To manage this, a number of system development life cycle (SDLC) models have been created: waterfall, fountain, spiral, build and fix, rapid prototyping, incremental, and synchronize and stabilize.

I found a few things on Google, but I felt that they were vague and they just didn't click for me. Perhaps an explanation from someone here might be more clear.

+4  A: 

Waterfall is a model that enforces control and avoids parallelism; every requirement for a task has to be fulfilled before starting the task. Fountain says that a new task can be started before all requirements are met, because not all requirements are necessary at the start of the task.

Think of this: Super Mario Game,

Waterfall: first, design everything, then get hardware done (Hardware Team), then create some test sprites, then code the engine, then create artwork, then music and finish.

Fountain: while the hardware team is doing its job, artwork starts conceptual work, and coding starts some prototyping on preexisting hw. When artists and hw finishes, coders integrate these onto their code and continue 'til finishing the game...

lms
A: 

As I understand it, they essentially contain the same steps but a fountain approach is much more iterative, with less focus on initial design and more on analysis.

You basically bodge your way through things. See what needs to happen, and improve it. See what needs to happen. Improve it.

It's more agile but at the cost of project stability. Waterfall is a lot better for large projects.

Oli
+7  A: 

Fountain: Stand in a circle and throw some patterns and key words in the air to see where they land. Pick up only the ones that land inside the circle. Repeat until cancelled.

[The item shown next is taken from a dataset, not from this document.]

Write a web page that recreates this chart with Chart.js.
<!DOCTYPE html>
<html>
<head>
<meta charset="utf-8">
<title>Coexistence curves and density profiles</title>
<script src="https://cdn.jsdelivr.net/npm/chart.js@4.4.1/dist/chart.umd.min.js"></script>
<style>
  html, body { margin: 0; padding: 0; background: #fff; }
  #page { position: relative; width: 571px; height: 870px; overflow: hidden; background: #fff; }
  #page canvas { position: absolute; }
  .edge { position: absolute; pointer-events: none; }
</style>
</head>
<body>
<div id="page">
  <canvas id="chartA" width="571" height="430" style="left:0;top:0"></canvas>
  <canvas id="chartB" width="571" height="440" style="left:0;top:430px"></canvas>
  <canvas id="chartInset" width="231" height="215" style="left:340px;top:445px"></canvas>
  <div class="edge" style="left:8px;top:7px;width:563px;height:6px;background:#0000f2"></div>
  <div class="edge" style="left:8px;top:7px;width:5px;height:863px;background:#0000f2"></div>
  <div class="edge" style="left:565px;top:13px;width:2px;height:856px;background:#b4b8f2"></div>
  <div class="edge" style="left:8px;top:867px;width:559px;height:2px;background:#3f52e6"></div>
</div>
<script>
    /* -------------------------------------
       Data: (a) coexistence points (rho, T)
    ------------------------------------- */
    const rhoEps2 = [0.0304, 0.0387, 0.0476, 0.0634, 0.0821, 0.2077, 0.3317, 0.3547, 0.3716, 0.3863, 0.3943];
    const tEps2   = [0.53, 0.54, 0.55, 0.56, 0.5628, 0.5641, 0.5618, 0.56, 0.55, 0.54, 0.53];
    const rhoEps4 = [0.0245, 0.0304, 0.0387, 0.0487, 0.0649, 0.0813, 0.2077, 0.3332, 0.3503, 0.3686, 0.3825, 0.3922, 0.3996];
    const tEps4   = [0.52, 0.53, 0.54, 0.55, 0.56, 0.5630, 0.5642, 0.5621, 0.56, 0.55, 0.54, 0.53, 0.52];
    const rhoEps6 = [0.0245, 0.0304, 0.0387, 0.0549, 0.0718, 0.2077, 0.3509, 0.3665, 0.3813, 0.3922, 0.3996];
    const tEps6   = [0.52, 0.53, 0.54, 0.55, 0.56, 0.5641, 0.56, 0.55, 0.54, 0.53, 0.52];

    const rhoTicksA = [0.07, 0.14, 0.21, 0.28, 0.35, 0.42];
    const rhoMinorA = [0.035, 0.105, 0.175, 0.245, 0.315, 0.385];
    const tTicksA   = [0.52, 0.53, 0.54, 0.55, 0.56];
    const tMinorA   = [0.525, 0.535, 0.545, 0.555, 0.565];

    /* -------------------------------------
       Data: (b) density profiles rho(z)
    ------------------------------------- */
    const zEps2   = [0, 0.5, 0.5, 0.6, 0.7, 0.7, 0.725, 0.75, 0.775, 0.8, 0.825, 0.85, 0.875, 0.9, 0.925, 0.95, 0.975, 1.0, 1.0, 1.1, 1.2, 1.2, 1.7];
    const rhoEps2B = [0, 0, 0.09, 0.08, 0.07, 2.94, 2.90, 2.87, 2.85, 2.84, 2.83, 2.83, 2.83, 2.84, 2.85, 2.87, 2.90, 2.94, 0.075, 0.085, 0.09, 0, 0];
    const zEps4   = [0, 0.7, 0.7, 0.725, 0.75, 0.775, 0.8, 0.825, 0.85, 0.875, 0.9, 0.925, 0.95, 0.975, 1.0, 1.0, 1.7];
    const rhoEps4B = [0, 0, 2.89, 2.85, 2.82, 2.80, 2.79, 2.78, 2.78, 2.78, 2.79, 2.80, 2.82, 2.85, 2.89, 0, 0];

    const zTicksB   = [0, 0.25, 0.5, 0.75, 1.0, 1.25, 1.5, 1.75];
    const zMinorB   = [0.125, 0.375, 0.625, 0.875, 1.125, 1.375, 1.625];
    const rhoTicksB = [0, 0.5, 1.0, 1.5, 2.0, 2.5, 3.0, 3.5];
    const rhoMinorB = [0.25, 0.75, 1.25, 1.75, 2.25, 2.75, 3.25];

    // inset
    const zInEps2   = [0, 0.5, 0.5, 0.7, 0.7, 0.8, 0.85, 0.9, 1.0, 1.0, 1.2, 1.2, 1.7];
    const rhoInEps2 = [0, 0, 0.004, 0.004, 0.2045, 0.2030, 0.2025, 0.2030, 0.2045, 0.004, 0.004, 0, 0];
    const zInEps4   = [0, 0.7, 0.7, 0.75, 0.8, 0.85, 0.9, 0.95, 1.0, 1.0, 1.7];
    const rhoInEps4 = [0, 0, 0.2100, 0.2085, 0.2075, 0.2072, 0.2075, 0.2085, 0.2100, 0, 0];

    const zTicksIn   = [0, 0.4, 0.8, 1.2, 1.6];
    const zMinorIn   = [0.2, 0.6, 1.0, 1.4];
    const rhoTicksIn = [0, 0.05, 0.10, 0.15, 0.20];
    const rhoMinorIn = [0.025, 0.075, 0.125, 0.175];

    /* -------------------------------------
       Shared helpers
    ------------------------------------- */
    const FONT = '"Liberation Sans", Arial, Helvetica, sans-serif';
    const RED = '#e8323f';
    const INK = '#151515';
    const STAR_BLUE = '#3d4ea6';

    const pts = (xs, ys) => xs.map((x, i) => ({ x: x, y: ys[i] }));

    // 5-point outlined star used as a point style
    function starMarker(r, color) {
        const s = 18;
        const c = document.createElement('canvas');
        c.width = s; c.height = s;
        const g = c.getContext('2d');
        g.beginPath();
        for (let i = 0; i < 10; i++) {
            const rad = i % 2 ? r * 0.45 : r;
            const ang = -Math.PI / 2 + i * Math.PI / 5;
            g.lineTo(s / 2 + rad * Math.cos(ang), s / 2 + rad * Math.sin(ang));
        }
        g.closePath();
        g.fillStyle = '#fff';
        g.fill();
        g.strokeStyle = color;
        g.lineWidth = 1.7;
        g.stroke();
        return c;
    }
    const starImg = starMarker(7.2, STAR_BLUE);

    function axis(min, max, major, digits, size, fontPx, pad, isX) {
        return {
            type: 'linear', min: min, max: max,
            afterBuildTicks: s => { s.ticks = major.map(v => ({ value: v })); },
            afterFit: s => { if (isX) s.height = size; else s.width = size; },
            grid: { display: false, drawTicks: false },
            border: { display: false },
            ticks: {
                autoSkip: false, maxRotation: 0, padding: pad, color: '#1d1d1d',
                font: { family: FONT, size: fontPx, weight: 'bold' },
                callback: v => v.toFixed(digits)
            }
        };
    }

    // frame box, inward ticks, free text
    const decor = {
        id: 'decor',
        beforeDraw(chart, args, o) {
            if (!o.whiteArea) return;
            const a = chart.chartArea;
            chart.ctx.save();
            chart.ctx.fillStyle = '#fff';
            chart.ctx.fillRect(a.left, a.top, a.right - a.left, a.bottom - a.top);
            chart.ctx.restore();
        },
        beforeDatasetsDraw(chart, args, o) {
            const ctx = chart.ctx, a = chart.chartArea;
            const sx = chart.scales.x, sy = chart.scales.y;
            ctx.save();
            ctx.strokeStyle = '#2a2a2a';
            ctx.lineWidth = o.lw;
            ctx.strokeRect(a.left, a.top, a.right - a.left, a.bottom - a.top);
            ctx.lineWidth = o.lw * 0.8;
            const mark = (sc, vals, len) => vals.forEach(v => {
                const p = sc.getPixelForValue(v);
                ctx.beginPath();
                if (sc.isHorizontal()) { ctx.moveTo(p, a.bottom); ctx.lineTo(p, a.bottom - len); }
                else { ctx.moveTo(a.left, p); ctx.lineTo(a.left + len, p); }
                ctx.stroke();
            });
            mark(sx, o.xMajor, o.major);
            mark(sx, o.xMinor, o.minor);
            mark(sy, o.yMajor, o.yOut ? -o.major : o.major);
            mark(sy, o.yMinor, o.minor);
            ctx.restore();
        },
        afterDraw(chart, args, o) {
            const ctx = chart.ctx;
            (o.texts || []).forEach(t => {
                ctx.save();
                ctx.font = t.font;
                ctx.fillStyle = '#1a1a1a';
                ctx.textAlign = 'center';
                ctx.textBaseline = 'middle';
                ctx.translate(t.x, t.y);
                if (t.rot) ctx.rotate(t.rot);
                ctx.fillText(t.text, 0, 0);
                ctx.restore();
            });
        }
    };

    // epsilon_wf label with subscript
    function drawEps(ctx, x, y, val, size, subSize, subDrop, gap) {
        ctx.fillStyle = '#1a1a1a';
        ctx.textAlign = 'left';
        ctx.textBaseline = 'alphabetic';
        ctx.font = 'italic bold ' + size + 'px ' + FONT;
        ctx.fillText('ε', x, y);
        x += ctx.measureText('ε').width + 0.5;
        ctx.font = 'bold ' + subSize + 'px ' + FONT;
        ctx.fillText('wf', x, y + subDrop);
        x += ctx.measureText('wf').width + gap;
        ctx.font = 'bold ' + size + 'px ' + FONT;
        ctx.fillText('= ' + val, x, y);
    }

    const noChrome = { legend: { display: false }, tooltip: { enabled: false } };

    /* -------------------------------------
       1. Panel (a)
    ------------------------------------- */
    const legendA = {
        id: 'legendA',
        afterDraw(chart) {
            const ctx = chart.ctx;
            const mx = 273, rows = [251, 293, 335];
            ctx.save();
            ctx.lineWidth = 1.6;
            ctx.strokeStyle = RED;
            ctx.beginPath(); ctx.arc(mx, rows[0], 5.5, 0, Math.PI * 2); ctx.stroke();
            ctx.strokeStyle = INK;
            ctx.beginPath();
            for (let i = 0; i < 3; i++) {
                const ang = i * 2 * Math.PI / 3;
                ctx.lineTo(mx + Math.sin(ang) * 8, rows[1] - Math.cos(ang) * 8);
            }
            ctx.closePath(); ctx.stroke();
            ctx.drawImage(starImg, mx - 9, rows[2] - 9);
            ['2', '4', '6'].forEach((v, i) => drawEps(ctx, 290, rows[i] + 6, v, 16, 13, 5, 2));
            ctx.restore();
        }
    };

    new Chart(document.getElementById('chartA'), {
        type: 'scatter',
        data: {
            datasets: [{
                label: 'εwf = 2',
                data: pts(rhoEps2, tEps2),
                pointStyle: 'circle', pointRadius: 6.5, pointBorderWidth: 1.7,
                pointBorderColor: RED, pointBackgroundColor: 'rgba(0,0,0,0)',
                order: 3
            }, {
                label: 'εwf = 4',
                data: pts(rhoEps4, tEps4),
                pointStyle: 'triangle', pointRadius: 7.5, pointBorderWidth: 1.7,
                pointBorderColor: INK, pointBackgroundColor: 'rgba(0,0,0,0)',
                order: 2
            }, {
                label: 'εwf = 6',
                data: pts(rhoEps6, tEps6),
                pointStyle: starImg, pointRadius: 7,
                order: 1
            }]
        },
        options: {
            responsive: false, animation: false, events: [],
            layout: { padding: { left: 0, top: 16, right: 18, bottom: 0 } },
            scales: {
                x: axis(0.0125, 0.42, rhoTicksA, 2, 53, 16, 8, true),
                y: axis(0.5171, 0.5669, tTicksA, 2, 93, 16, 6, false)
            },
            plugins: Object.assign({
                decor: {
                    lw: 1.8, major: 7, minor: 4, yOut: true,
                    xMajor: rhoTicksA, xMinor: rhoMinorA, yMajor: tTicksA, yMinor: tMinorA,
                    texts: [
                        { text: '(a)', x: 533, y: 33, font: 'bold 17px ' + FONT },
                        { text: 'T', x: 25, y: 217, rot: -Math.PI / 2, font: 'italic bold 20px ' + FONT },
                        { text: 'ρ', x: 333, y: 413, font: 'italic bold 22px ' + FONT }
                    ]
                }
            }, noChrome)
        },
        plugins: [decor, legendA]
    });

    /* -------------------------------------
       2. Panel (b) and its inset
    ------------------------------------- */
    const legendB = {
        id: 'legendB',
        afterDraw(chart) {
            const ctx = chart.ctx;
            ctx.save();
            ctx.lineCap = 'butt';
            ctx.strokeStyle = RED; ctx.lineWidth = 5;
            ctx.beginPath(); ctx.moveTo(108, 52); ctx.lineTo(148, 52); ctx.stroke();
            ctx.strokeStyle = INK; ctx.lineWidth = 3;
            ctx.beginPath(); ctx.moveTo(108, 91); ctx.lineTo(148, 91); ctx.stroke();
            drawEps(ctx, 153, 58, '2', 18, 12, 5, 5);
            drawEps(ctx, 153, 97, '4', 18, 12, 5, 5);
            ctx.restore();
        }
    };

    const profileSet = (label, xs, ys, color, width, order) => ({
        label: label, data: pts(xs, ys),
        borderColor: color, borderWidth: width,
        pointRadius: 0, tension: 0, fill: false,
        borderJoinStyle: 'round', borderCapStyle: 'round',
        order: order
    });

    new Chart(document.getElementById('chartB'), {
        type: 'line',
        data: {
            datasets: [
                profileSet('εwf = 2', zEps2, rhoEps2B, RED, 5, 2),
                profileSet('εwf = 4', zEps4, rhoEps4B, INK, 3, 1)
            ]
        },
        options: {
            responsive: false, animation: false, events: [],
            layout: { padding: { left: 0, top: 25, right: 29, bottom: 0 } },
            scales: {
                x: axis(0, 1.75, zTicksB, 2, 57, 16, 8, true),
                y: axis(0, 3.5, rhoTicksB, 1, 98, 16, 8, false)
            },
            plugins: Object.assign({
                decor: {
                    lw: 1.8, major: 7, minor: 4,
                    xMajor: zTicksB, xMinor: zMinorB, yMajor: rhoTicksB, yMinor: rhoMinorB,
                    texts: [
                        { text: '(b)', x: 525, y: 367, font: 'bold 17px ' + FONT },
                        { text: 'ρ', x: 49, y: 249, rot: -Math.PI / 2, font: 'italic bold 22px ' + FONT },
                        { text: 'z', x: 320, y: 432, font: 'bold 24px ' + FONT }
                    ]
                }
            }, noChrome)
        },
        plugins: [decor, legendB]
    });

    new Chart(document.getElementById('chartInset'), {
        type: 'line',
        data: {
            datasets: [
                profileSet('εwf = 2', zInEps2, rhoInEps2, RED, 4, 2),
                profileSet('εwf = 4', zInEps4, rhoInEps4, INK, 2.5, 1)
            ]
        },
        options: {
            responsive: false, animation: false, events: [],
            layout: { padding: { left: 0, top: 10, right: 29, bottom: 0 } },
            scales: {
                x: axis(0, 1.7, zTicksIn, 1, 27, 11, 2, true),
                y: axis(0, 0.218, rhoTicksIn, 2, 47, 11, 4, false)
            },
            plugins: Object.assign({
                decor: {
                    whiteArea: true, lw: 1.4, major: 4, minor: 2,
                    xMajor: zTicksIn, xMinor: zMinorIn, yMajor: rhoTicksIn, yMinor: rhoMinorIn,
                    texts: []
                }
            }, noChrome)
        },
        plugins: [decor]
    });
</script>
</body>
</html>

Waterfall: Wrangle everyone into a boat, then yell "Geronimo!" while going over Niagra Falls. Pick up the shattered pieces then rinse and repeat. Make sure it's well documented what part of the boat each individual should be sitting in, what they should be holding on to, how loud to yell, and exactly where they should land. See form 3684-B for additional instructions.

Spiral: Pick one team member and have everyone else spin them around in circles until dizy.

Build and Fix: Just throw it against the wall to see what sticks. If something falls off add some duct tape. Used gum may also work. Any part that won't stay stuck, just throw away.

Rapid Prototyping: Do exactly what the client asked for. Repeat until they figure out what they want.

Incremental: Only build the parts you want to, and only when you want to do it. An alternate version is to only build the parts they scream loudest for, and only when they are actually standing at your desk waiting for it.

Synchronize and Stabilize: Like Spiral except only one person at a time spins the unlucky team member. When their turn is over, stop the spinning for a moment.